PUMPKIN, WALNUT AND ARGAN OIL PANCAKES RECIPE
“There is no better way to start the morning than a stack of amazing pancakes, this recipe is always a go to for a simple twist on a breakfast classic! Walnuts and pumpkin is a winning pairing, combined with the nuttiness of the Argan Oil is a match made in heaven that’ll make you always go back for more!"
For 6 people
- 1 cups of milk
- 2 tbsp Traditional Argan Oil
- 2 cups of plain flour
- ½ tsp salt
- 3 tbsp baking powder
- 6 tbsp caster sugar
- 10 walnut halves roasted, then chopped
- ½ cup of pumpkin puree (recipe featured on this page)
- In a mixing bowl, add the flour, salt, baking powder and sugar together. Mix the milk, puree and Argan Oil together, add to the dry mix and whisk until all large lumps are gone. Leave to chill in the fridge for at least 10 minutes.

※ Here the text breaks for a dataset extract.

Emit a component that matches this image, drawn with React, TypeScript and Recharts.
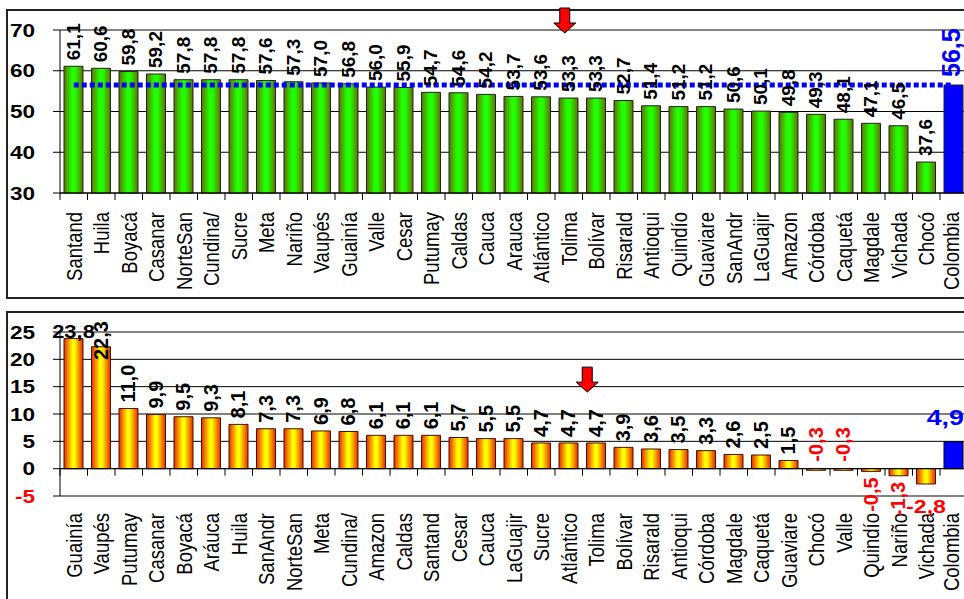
import React from 'react';
import {
  BarChart,
  Bar,
  XAxis,
  YAxis,
  CartesianGrid,
  ReferenceLine,
  ReferenceDot,
  LabelList,
  Cell
} from 'recharts';

// Cobertura por departamento (panel superior)
const topCategories = [
  'Santand', 'Huila', 'Boyacá', 'Casanar', 'NorteSan', 'Cundina/', 'Sucre', 'Meta', 'Nariño',
  'Vaupés', 'Guainía', 'Valle', 'Cesar', 'Putumay', 'Caldas', 'Cauca', 'Arauca', 'Atlántico',
  'Tolima', 'Bolívar', 'Risarald', 'Antioqui', 'Quindío', 'Guaviare', 'SanAndr', 'LaGuajir',
  'Amazon', 'Córdoba', 'Caquetá', 'Magdale', 'Vichada', 'Chocó', 'Colombia'
];
const topValues = [
  61.1, 60.6, 59.8, 59.2, 57.8, 57.8, 57.8, 57.6, 57.3,
  57.0, 56.8, 56.0, 55.9, 54.7, 54.6, 54.2, 53.7, 53.6,
  53.3, 53.3, 52.7, 51.4, 51.2, 51.2, 50.6, 50.1,
  49.8, 49.3, 48.1, 47.1, 46.5, 37.6, 56.5
];
const topTicks = [30, 40, 50, 60, 70];
const nationalLevel = 56.5;

// Variación por departamento (panel inferior)
const bottomCategories = [
  'Guainía', 'Vaupés', 'Putumay', 'Casanar', 'Boyacá', 'Aráuca', 'Huila', 'SanAndr', 'NorteSan',
  'Meta', 'Cundina/', 'Amazon', 'Caldas', 'Santand', 'Cesar', 'Cauca', 'LaGuajir', 'Sucre',
  'Atlántico', 'Tolima', 'Bolívar', 'Risarald', 'Antioqui', 'Córdoba', 'Magdale', 'Caquetá',
  'Guaviare', 'Chocó', 'Valle', 'Quindío', 'Nariño', 'Vichada', 'Colombia'
];
const bottomValues = [
  23.8, 22.3, 11.0, 9.9, 9.5, 9.3, 8.1, 7.3, 7.3,
  6.9, 6.8, 6.1, 6.1, 6.1, 5.7, 5.5, 5.5, 4.7,
  4.7, 4.7, 3.9, 3.6, 3.5, 3.3, 2.6, 2.5,
  1.5, -0.3, -0.3, -0.5, -1.3, -2.8, 4.9
];
const bottomTicks = [-5, 0, 5, 10, 15, 20, 25];

const highlighted = 'Tolima';
const nationName = 'Colombia';
const flatLabels = ['Guainía', 'Vichada', 'Colombia'];

const FONT = '"Liberation Sans", Arial, sans-serif';
const CHART_W = 980;
const RIGHT = 12.5;
const AXIS_W = 60;
const BAND = (CHART_W - AXIS_W - RIGHT) / topCategories.length;
const STRETCH = 1.22;

const TOP_H = 300;
const BOT_H = 299;
const BOT_TOP = 32;
const BOT_PLOT_H = 164;

const topData = topCategories.map((name, i) => ({ name, value: topValues[i] }));
const bottomData = bottomCategories.map((name, i) => ({ name, value: bottomValues[i] }));

const fmt = (v: number) => Number(v).toFixed(1).replace('.', ',');

const YTick = (props: any) => {
  const { x, y, payload } = props;
  const neg = payload.value < 0;
  return (
    <text transform={`translate(${x} ${y}) scale(${STRETCH} 1)`} x={0} y={0} textAnchor="end"
      dominantBaseline="central" fontFamily={FONT} fontSize={18.5} fontWeight="bold"
      fill={neg ? '#ff0000' : '#000'}>
      {payload.value}
    </text>
  );
};

const makeXTick = (labelOffset: number, tickY: number) => (props: any) => {
  const { x, y, payload } = props;
  const tx = payload.value === nationName ? x - 3 : x;
  const ty = y + labelOffset;
  const ly = y + tickY;
  return (
    <g>
      <line x1={x - BAND / 2} x2={x - BAND / 2} y1={ly} y2={ly + 7} stroke="#000" />
      <text transform={`translate(${tx} ${ty}) rotate(-90) scale(1 ${STRETCH})`} x={0} y={0}
        textAnchor="end" dominantBaseline="central" fontFamily={FONT} fontSize={18.5} fill="#000">
        {payload.value}
      </text>
    </g>
  );
};

const TopLabel = (props: any) => {
  const { x, y, width, value, index } = props;
  const nation = topCategories[index] === nationName;
  const cx = Number(x) + Number(width) / 2 - (nation ? 2 : 0);
  const ay = Number(y) - (nation ? 8 : 6);
  return (
    <text x={cx} y={ay} transform={`rotate(-90 ${cx} ${ay})`} textAnchor="start"
      dominantBaseline="central" fontFamily={FONT} fontWeight="bold"
      fontSize={nation ? 25 : 19} fill={nation ? '#0000ff' : '#000'}>
      {fmt(value)}
    </text>
  );
};

const FlatText = ({ x, y, anchor, size, color, children }: any) => (
  <text transform={`translate(${x} ${y}) scale(${STRETCH} 1)`} x={0} y={0} textAnchor={anchor}
    fontFamily={FONT} fontWeight="bold" fontSize={size} fill={color}>
    {children}
  </text>
);

const BottomLabel = (props: any) => {
  const { x, y, width, height, value, index } = props;
  const name = bottomCategories[index];
  const cx = Number(x) + Number(width) / 2;
  const top = Math.min(Number(y), Number(y) + Number(height));
  const bottom = Math.max(Number(y), Number(y) + Number(height));
  const flat = flatLabels.includes(name);
  const common = { fontFamily: FONT, fontWeight: 'bold' as const };

  if (name === nationName) {
    return <FlatText x={Number(x) + Number(width) + 1} y={top - 17} anchor="end" size={22} color="#0000ff">{fmt(value)}</FlatText>;
  }
  if (value >= 0) {
    if (flat) {
      return <FlatText x={cx} y={top - 1} anchor="middle" size={18} color="#000">{fmt(value)}</FlatText>;
    }
    const ay = Math.max(top - 6, BOT_TOP + 28);
    return (
      <text x={cx} y={ay} transform={`rotate(-90 ${cx} ${ay})`} textAnchor="start"
        dominantBaseline="central" fontSize={20} fill="#000" {...common}>{fmt(value)}</text>
    );
  }
  if (value > -0.4) {
    const ay = top - 7;
    return (
      <text x={cx} y={ay} transform={`rotate(-90 ${cx} ${ay})`} textAnchor="start"
        dominantBaseline="central" fontSize={20} fill="#ff0000" {...common}>{fmt(value)}</text>
    );
  }
  if (flat) {
    return <FlatText x={cx} y={bottom + 29} anchor="middle" size={19} color="#ff0000">{fmt(value)}</FlatText>;
  }
  const ay = bottom + 6;
  return (
    <text x={cx} y={ay} transform={`rotate(-90 ${cx} ${ay})`} textAnchor="end"
      dominantBaseline="central" fontSize={20} fill="#ff0000" {...common}>{fmt(value)}</text>
  );
};

const arrowShape = (dx: number, dy: number) => (props: any) => {
  const { cx, cy } = props;
  const x = cx + dx;
  const tip = cy + dy;
  const pts = [
    [x - 5, tip - 25], [x + 5, tip - 25], [x + 5, tip - 10], [x + 11, tip - 10],
    [x, tip], [x - 11, tip - 10], [x - 5, tip - 10]
  ].map((p) => p.join(',')).join(' ');
  return <polygon points={pts} fill="#ff0000" stroke="#000" strokeWidth={1} />;
};

const panelBorder: React.CSSProperties = {
  position: 'absolute',
  left: 6,
  width: 1000,
  border: '2px solid #222',
  boxSizing: 'border-box'
};

export default function App() {
  return (
    <div style={{ position: 'fixed', left: 0, top: 0, width: 964, height: 599, overflow: 'hidden', background: '#fff' }}>
      <div style={{ ...panelBorder, top: 9, height: 290 }} />
      <div style={{ ...panelBorder, top: 311, height: 300 }} />

      <div style={{ position: 'absolute', left: 0, top: 0 }}>
        <BarChart width={CHART_W} height={TOP_H} data={topData}
          margin={{ top: 30, right: RIGHT, bottom: 7, left: 0 }} barSize={19}>
          <defs>
            <linearGradient id="gGreen" x1="0" y1="0" x2="1" y2="0">
              <stop offset="0%" stopColor="#5f7200" />
              <stop offset="42%" stopColor="#22ff00" />
              <stop offset="58%" stopColor="#22ff00" />
              <stop offset="100%" stopColor="#5f7200" />
            </linearGradient>
          </defs>
          <CartesianGrid vertical={false} stroke="#000" />
          <ReferenceLine y={70} stroke="#888" />
          <XAxis dataKey="name" interval={0} height={100} tickSize={0} tickMargin={0}
            axisLine={{ stroke: '#000' }} tick={makeXTick(19, 0)} />
          <YAxis domain={[30, 70]} ticks={topTicks} width={AXIS_W} interval={0}
            tickSize={7} tickMargin={18} axisLine={{ stroke: '#000' }} tickLine={{ stroke: '#000' }}
            tick={<YTick />} />
          <Bar dataKey="value" isAnimationActive={false} stroke="#222" strokeWidth={1}>
            {topData.map((d) => (
              <Cell key={d.name} fill={d.name === nationName ? '#0000ff' : 'url(#gGreen)'} />
            ))}
            <LabelList dataKey="value" content={<TopLabel />} />
          </Bar>
          <ReferenceLine
            segment={[{ x: topCategories[0], y: nationalLevel }, { x: nationName, y: nationalLevel }]}
            stroke="#0000ff" strokeWidth={5} strokeDasharray="5 3" />
          <ReferenceDot x={highlighted} y={70} r={0} ifOverflow="visible" shape={arrowShape(-4, 3)} />
        </BarChart>
      </div>

      <div style={{ position: 'absolute', left: 0, top: 300 }}>
        <BarChart width={CHART_W} height={BOT_H} data={bottomData}
          margin={{ top: BOT_TOP, right: RIGHT, bottom: 3, left: 0 }} barSize={19}>
          <defs>
            <linearGradient id="gOrange" x1="0" y1="0" x2="1" y2="0">
              <stop offset="0%" stopColor="#e82a00" />
              <stop offset="45%" stopColor="#ffff00" />
              <stop offset="55%" stopColor="#ffff00" />
              <stop offset="100%" stopColor="#e82a00" />
            </linearGradient>
          </defs>
          <CartesianGrid vertical={false} stroke="#000" />
          <ReferenceLine y={25} stroke="#888" />
          <XAxis dataKey="name" interval={0} height={100} tickSize={0} tickMargin={0}
            axisLine={{ stroke: '#888' }} tick={makeXTick(17, -(BOT_PLOT_H * 5) / 30)} />
          <YAxis domain={[-5, 25]} ticks={bottomTicks} width={AXIS_W} interval={0}
            tickSize={7} tickMargin={18} axisLine={{ stroke: '#000' }} tickLine={{ stroke: '#000' }}
            tick={<YTick />} />
          <ReferenceLine y={0} stroke="#000" />
          <Bar dataKey="value" isAnimationActive={false} stroke="#4a1200" strokeWidth={1}>
            {bottomData.map((d) => (
              <Cell key={d.name} fill={d.name === nationName ? '#0000ff' : 'url(#gOrange)'}
                stroke={d.name === nationName ? '#000' : '#4a1200'} />
            ))}
            <LabelList dataKey="value" content={<BottomLabel />} />
          </Bar>
          <ReferenceDot x={highlighted} y={14} r={0} ifOverflow="visible" shape={arrowShape(-9, 0)} />
        </BarChart>
      </div>
    </div>
  );
}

- Get a pan hot on a medium heat. Once hot, add the walnuts and then the pancake mixture.
- Chef's tip: pour the batter into a ketchup bottle and then use it to pour into the pan - this way it will be cleaner and easier to get the perfect thickness that you want for your pancake.

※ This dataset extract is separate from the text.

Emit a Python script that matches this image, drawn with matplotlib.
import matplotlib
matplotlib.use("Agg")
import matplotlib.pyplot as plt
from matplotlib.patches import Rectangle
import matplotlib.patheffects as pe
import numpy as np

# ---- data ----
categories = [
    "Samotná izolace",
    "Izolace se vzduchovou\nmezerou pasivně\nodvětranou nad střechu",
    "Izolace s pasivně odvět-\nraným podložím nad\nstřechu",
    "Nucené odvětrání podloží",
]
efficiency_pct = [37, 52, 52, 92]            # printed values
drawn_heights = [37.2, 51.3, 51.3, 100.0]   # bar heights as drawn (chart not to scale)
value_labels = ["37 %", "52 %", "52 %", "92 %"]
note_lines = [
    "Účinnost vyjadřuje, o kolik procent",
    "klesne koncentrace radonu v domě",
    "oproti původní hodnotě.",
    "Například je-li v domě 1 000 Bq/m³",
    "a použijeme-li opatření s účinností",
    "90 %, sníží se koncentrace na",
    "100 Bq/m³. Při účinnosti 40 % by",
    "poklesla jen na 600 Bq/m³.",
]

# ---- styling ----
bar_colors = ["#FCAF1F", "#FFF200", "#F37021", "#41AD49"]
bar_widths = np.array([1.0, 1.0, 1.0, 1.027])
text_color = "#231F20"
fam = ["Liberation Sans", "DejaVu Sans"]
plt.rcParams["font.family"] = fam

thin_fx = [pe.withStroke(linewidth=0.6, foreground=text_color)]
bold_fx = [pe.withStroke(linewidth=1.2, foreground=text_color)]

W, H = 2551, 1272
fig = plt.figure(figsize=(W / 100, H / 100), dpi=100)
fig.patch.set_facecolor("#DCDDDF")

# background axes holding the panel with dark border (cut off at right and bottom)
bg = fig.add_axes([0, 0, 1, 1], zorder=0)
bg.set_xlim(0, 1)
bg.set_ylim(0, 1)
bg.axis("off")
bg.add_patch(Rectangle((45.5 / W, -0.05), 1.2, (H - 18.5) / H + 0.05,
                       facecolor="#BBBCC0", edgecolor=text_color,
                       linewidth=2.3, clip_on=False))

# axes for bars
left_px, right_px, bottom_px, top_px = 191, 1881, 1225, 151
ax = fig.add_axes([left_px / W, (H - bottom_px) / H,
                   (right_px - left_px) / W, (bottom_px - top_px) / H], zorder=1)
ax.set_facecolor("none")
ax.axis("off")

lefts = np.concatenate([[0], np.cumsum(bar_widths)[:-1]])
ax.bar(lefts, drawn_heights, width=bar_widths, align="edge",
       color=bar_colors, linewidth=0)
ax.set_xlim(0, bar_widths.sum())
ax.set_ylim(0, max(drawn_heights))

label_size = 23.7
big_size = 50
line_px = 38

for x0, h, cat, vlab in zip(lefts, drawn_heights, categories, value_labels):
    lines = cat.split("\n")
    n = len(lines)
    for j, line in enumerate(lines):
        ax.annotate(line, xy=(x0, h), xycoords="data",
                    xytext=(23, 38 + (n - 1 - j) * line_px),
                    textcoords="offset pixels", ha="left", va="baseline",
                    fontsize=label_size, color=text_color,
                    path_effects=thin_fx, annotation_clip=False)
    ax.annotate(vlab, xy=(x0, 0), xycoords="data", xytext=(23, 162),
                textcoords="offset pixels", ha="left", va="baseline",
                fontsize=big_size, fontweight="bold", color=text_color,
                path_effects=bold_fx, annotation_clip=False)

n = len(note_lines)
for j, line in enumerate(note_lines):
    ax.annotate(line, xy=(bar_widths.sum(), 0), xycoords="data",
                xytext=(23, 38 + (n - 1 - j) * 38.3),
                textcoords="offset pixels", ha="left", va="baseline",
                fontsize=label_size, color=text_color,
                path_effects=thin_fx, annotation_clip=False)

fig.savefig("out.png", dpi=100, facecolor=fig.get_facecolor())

- Once the mixture is bubbling and popping, flip it over (this is the hardest bit!) and cook the other side for the same amount of time.
PUMPKIN PUREE FOR PANCAKES RECIPE
- One pumpkin
- 100g butter
- 200ml water
- Melt the butter in a heavy base pan.
- Slice the pumpkin into even slices and place it in the pan.

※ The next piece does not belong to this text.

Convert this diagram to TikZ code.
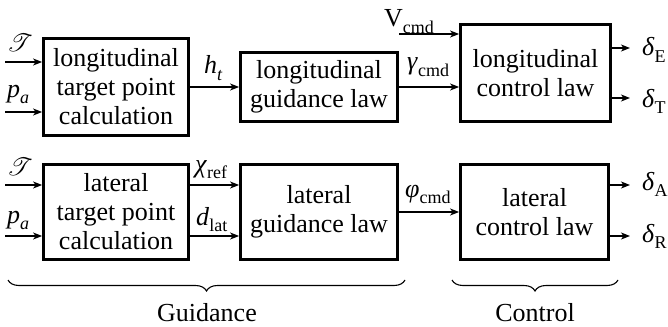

- Add water until it slightly covers the pumpkin, place a lid over it and leave to cook for at least 15 minutes, stirring occasionally to make sure its evenly cooked throughout.
- Once fully cooked, remove from heat and leave to cool slightly. Spoon the pumpkin into a food processor and blitz until all lumps are gone. Add more of the water if needed - you want it to be thick enough to coat the back of a spoon.